152: You are. Everyone is just pissed at how much better you are at it than everyone else. It's like inviting LeBron to pick-up basketball game.
162 is right. some of aegypt is sort of off-putting--not to me but I can imagine to to newcomer to crowley's work. he comments at crooked timber, like a light blazing in the darkness.
164: Well, traditionally, after LeBron breaks all the glasses, AviceBron comes in with a female golem to clean up the pieces.
163: Thanks. I'll remember it, but unbearable isn't my friend.
Thanks, Bear, but tbh Eeyore is more my speed.
So anyway, I'm doing Insomnia City. It's okay, but getting really saccharine in parts. But it's incredibly short, so I'll probably finish it regardless.
I ended up skipping the saccharine parts, which made it even shorter. I'm curious if other people find as many pleasant random encounters in NYC, or if that's an artifact of Hayes being weirdly gregarious.
Also he was living in Manhattan on his salary as a full time fundraiser for a vaccine NGO, which makes me suspect that said NGO didn't have a heck a lot of money left for vaccine research after covering its overheads.
Glad you read, and I hope the recommendation didn't feel too off the mark.
I haven't read the book but assume that the saccharine parts are to keep it from being too depressing considering that it's a story about somebody who's long-term partner died suddenly, and who begins a new relationship* with somebody who is near the end of his life.
* Additionally it's someone who has essentially never had an adult sexual relationship.

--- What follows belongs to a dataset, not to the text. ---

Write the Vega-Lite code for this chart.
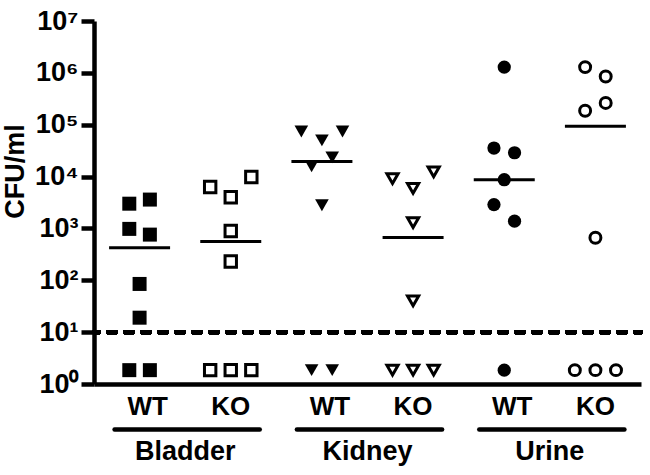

It wasn't off the mark, and thanks for the rec. The saccharine parts were precisely those about the partners' deaths. The remainder was about the city, which was interesting, if lightweight. "Saccharine" is an uncharitable description, but that's how it felt to me. It's like sentimentality as unearned emotion: Hayes has earned the emotion, but I haven't, and Hayes hasn't written a book for me to earn that emotion vicariously. Also Sacks comes across to me here as someone I would find intensely annoying at greater than dinner-conversation length.